Agri impact stakeholder Meeting
Women, persons between age 15 and 35 or persons with disability are strongly advised to apply for the Harnessing Agricultural Productivity and Prosperity for Youth (HAPPY) project, Agri-prenuer Training and the Coding and Front-End Developers Training.
This initiative by the Mastercard Foundation in partnership with Agri-Impact Limited is to develop strategic policies and advancing youth, gender, social inclusion and voice and agency.
The HAPPY program is creating equal job opportunities for young Ghanaian women and transform agri-food system through youth-led digital technologies and value addition.
The Agri-preneur training seeks to build the capacity of 100 participating youth in innovative digital technological and pedagogical tools to establish their own businesses.
The Coding and Front-End Developers Training is a certificate-training program which will build the capacity of 100 national service trainees to have skillsets for creating technology start-ups, building websites, and launching digital products and services.
At a stakeholder meeting between officials from the Mastercard Foundation, Agri-Impact and the E-Learning Centre, Deputy CEO, Agri Impact Limited, Juliana Asante- Dartey, says opportunities are also open for individuals with existing businesses or women who desire to establish themselves in the agricultural sector.
The meeting was to provide a progress report to the implementing partners of the HAPPY project. “Let’s be clear that this is for people between 15 and 35 years, preferably young women.

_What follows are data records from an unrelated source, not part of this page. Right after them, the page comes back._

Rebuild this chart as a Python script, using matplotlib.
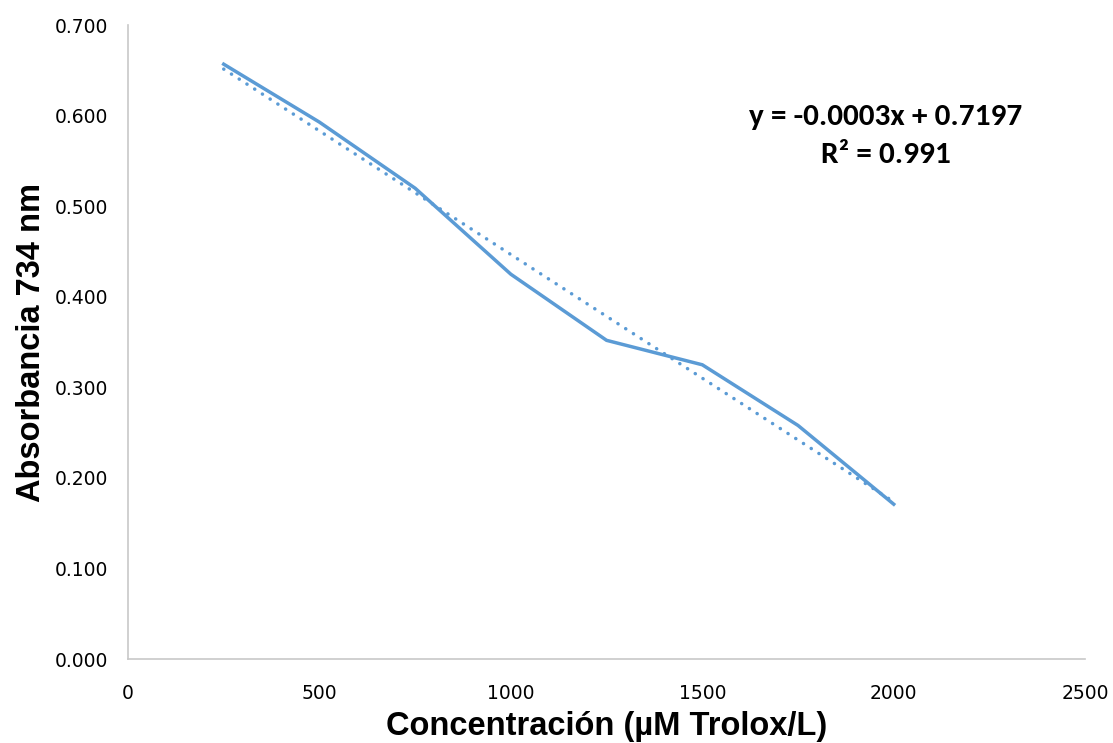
import numpy as np
import matplotlib.pyplot as plt

plt.rcParams['font.family'] = ['Liberation Sans', 'DejaVu Sans']

# Trolox calibration curve
conc = [250, 500, 750, 1000, 1250, 1500, 1750, 2000]
absorb = [0.657, 0.593, 0.520, 0.425, 0.352, 0.325, 0.258, 0.171]
x_ticks = [0, 500, 1000, 1500, 2000, 2500]
y_ticks = [0.0, 0.1, 0.2, 0.3, 0.4, 0.5, 0.6, 0.7]

blue = '#5B9BD5'

fig = plt.figure(figsize=(11.13, 7.43), dpi=100, facecolor='w')
ax = fig.add_axes([0.115, 0.113, 0.86, 0.853])

ax.plot(conc, absorb, color=blue, lw=2.5, solid_joinstyle='miter')

# linear trendline
slope, intercept = np.polyfit(conc, absorb, 1)
xs = np.array([conc[0], conc[-1]])
ax.plot(xs, slope * xs + intercept, color=blue, lw=2.5,
        linestyle=(0, (0.05, 2.6)), dash_capstyle='round')

ax.set_xlim(0, 2500)
ax.set_ylim(0, 0.7)
ax.set_xticks(x_ticks)
ax.set_yticks(y_ticks)
ax.set_yticklabels(['%.3f' % v for v in y_ticks])
ax.tick_params(length=0, labelsize=13.5)
ax.tick_params(axis='x', pad=18)
ax.tick_params(axis='y', pad=14)
for lab in ax.get_xticklabels() + ax.get_yticklabels():
    lab.set_family(['DejaVu Sans'])

for s in ('top', 'right'):
    ax.spines[s].set_visible(False)
for s in ('left', 'bottom'):
    ax.spines[s].set_color('#C8C8C8')
    ax.spines[s].set_linewidth(1.2)

ax.set_xlabel('Concentración (µM Trolox/L)', fontsize=23.5, fontweight='bold', labelpad=6)
ax.set_ylabel('Absorbancia 734 nm', fontsize=23.5, fontweight='bold', labelpad=6)

ax.text(0.792, 0.825, 'y = -0.0003x + 0.7197\nR² = 0.991', transform=ax.transAxes,
        ha='center', va='center', fontsize=22.5, fontweight='bold',
        family=['Carlito', 'Lato', 'DejaVu Sans'], linespacing=1.55)

fig.savefig('out.png', dpi=100)
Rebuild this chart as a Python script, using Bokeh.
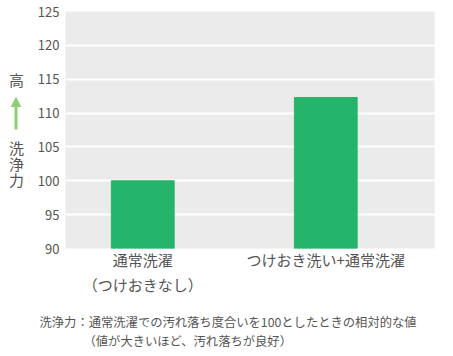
from bokeh.plotting import figure
from bokeh.layouts import row, column
from bokeh.models import Range1d, Label, Arrow, NormalHead, FixedTicker
from bokeh.embed import file_html
from bokeh.resources import INLINE

# ---- data ----
categories = ["通常洗濯\n（つけおきなし）", "つけおき洗い+通常洗濯"]
values = [100.0, 112.3]
y_ticks = [90, 95, 100, 105, 110, 115, 120, 125]
y_side_top = "高"
y_side_bottom = ["洗", "浄", "力"]
note_line1 = "洗浄力：通常洗濯での汚れ落ち度合いを100としたときの相対的な値"
note_line2 = "（値が大きいほど、汚れ落ちが良好）"

FONT = "Noto Sans CJK JP"
TXT = "#555555"
GREEN = "#25b56a"
ARROW_GREEN = "#8fce73"

SIDE_W = 34
MAIN_H = 304
W, H = 453, 356
Y0, Y1 = 90, 125
FT, FB = 11, 248  # frame top / bottom in pixels


def py2y(py):
    # pixel row (from top of page) -> value on the chart's y scale
    return Y0 + (FB - py) / (FB - FT) * (Y1 - Y0)


def bare(fig):
    fig.xaxis.visible = False
    fig.yaxis.visible = False
    fig.xgrid.visible = False
    fig.ygrid.visible = False
    fig.outline_line_color = None
    fig.background_fill_color = None
    fig.border_fill_color = "white"


# ---- main chart ----
x_pos = list(range(len(categories)))
p = figure(width=W - SIDE_W, height=MAIN_H, output_backend="svg", toolbar_location=None,
           x_range=Range1d(-0.422, 1.594), y_range=Range1d(Y0, Y1),
           min_border_left=64 - SIDE_W, min_border_right=19,
           min_border_top=FT, min_border_bottom=MAIN_H - FB)
p.background_fill_color = "#ebebeb"
p.border_fill_color = "white"
p.outline_line_color = None

p.vbar(x=x_pos, top=values, bottom=Y0, width=0.343, fill_color=GREEN, line_color=GREEN)

p.xgrid.visible = False
p.ygrid.ticker = FixedTicker(ticks=y_ticks)
p.ygrid.grid_line_color = "white"
p.ygrid.grid_line_width = 2

xa = p.xaxis[0]
xa.ticker = FixedTicker(ticks=x_pos)
xa.major_label_overrides = {i: c for i, c in zip(x_pos, categories)}
xa.axis_line_color = None
xa.major_tick_line_color = None
xa.minor_tick_line_color = None
xa.major_tick_out = 0
xa.major_tick_in = 0
xa.minor_tick_out = 0
xa.major_label_standoff = 0
xa.major_label_text_font = FONT
xa.major_label_text_font_size = "15px"
xa.major_label_text_color = TXT

ya = p.yaxis[0]
ya.ticker = FixedTicker(ticks=y_ticks)
ya.axis_line_color = None
ya.major_tick_line_color = None
ya.minor_tick_line_color = None
ya.major_tick_out = 0
ya.major_tick_in = 0
ya.minor_tick_out = 0
ya.major_label_standoff = 6
ya.major_label_text_font = FONT
ya.major_label_text_font_size = "13px"
ya.major_label_text_color = TXT

# ---- side label: same vertical frame/scale as the chart ----
s = figure(width=SIDE_W, height=MAIN_H, output_backend="svg", toolbar_location=None,
           x_range=Range1d(0, SIDE_W), y_range=Range1d(Y0, Y1),
           min_border_left=0, min_border_right=0,
           min_border_top=FT, min_border_bottom=MAIN_H - FB)
bare(s)


def lab(fig, text, x, y, size, align="center"):
    fig.add_layout(Label(x=x, y=y, text=text, text_font=FONT,
                         text_font_size=size, text_color=TXT,
                         text_align=align, text_baseline="middle"))


lab(s, y_side_top, 16, py2y(79), "15px")
for i, ch in enumerate(y_side_bottom):
    lab(s, ch, 16, py2y(147 + i * 16), "15px")
s.add_layout(Arrow(x_start=15.5, y_start=py2y(129), x_end=15.5, y_end=py2y(97),
                   line_color=ARROW_GREEN, line_width=3,
                   end=NormalHead(size=9, fill_color=ARROW_GREEN, line_color=ARROW_GREEN)))

# ---- note (pixel coordinates) ----
n = figure(width=W, height=H - MAIN_H, output_backend="svg", toolbar_location=None,
           x_range=Range1d(0, W), y_range=Range1d(H, MAIN_H), min_border=0)
bare(n)
lab(n, note_line1, 39, 321, "12.3px", align="left")
lab(n, note_line2, 83, 340, "12.3px", align="left")

layout = column(row(s, p, spacing=0), n, spacing=0)
open("out.html", "w").write(file_html(layout, INLINE))
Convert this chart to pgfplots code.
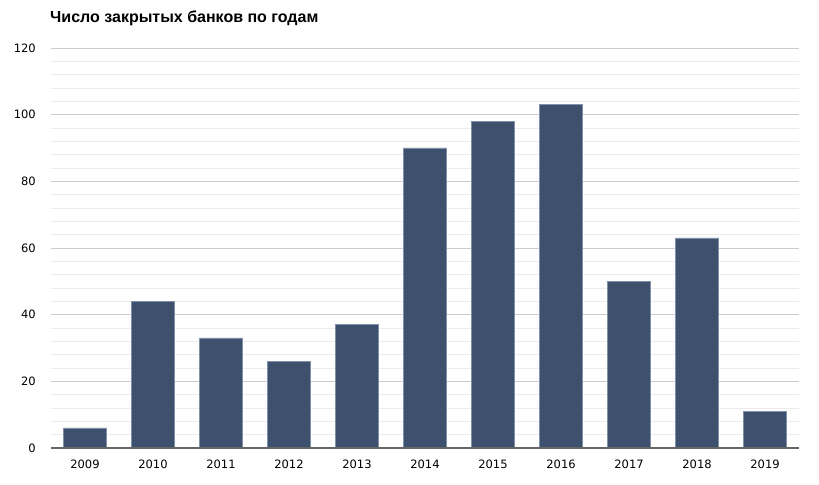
\documentclass[border=0pt]{standalone}
\usepackage{pgfplots}
\pgfplotsset{compat=1.18}
\usepackage{fontspec}
\setmainfont{DejaVu Sans}
\newfontfamily\titlefont{Liberation Sans}
\definecolor{barc}{RGB}{61,81,111}
\definecolor{baredge}{RGB}{130,145,170}
\definecolor{majg}{RGB}{204,204,204}
\definecolor{ming}{RGB}{235,235,235}
\begin{document}
\begin{tikzpicture}
\begin{axis}[
  name=ax,
  at={(51bp,37bp)}, anchor=south west,
  scale only axis, width=748bp, height=400bp,
  xmin=-0.5, xmax=10.5, ymin=0, ymax=120,
  xtick={0,...,10},
  xticklabels={2009,2010,2011,2012,2013,2014,2015,2016,2017,2018,2019},
  ytick={0,20,...,120},
  minor y tick num=4,
  ymajorgrids, yminorgrids,
  major grid style={majg, line width=0.8pt},
  minor grid style={ming, line width=0.8pt},
  axis line style={draw=none},
  axis x line*=bottom,
  axis y line*=left,
  tick style={draw=none},
  minor tick style={draw=none},
  tick label style={font=\fontsize{11.5bp}{13bp}\selectfont, black, inner sep=0pt},
  /pgf/number format/assume math mode=true,
  yticklabel style={anchor=east, xshift=-15bp},
  xticklabel style={anchor=north, yshift=-8bp},
  ybar, bar width=43bp,
  clip=false,
]
\addplot[fill=barc, draw=baredge, line width=0.6pt] coordinates {
(0,6) (1,44) (2,33) (3,26) (4,37) (5,90) (6,98) (7,103) (8,50) (9,63) (10,11)};
\draw[black!60, line width=1.2pt] (axis cs:-0.5,0) -- (axis cs:10.5,0);
\end{axis}
\node[anchor=west, inner sep=0pt, font=\titlefont\bfseries\fontsize{16bp}{18bp}\selectfont] at (50bp,467bp) {Число закрытых банков по годам};
\useasboundingbox (0,0) rectangle (819bp,485bp);
\end{tikzpicture}
\end{document}
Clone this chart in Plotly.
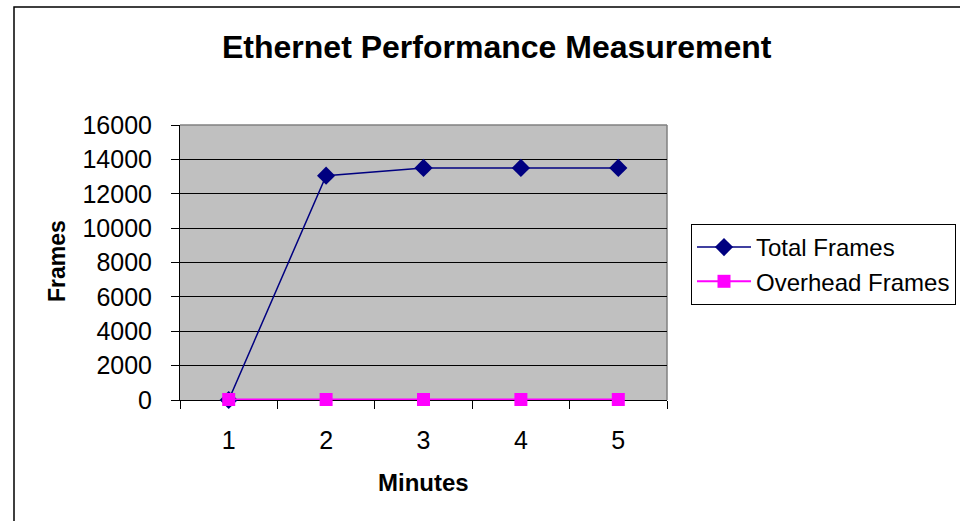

This does not mean we will not give young men or boys slots.
It is also open to person with disabilities as the E-Learning Centre has the facilities to accommodate some disabilities. This has to be made clear,” she revealed.
Director of the E-Learning, Professor Eric Appau-Asante, says the E-Leaning Centre will provide a platform that will be operable by all users. Applicants with disabilities will be able to navigate different parts of the platform with assistive devices.
“We do not exclude persons with disability. Even in the exams we do, there are people with special needs. For example, all first years have to write exams online, some cannot see or hold the mouse.
We give them special attention and provide support. Those persons are so dear to the heart of management,” he revealed.
Juliana Asante- Dartey wants the criteria and processes applicants will go through clearly spelt out with emphasis on female applicants.
“We need to know what the criteria will be and who qualifies. The processes they will go through, whether in-person or virtual. What we will look out at every stage of the process should be made known to them.
So, if someone does not make it, they will understand that they went through the mill and did not qualify. They can try another time,” she advised.
Programs Lead, Mastercard Foundation Daniel Ninson, wants more impact stories from the project shared. This is to enable selected applicants become ambassadors, influencing others or little knowledge in agriculture to show interest in the Agri-Impact project.
“I prefer some of the young trainees to share their testimonials and that should spur the program.
We must try as much as possible to shy away from preceding with the funfair. If we could have a cohort go through the training, they share this is where they were and this is what the training has provided for them. These are now the opportunities that we have.
That is the guidance I want to share for your consideration,” he said. The project will be implemented by NewAge Agric Solutions, National Service Scheme (NSS), Ghana Cares (MiDA), Ghana Enterprises Agency (GEA), Ministry of Food and Agriculture (MOFA), TechnoServe, Catholic Relief Services (CRS) and Jobberman.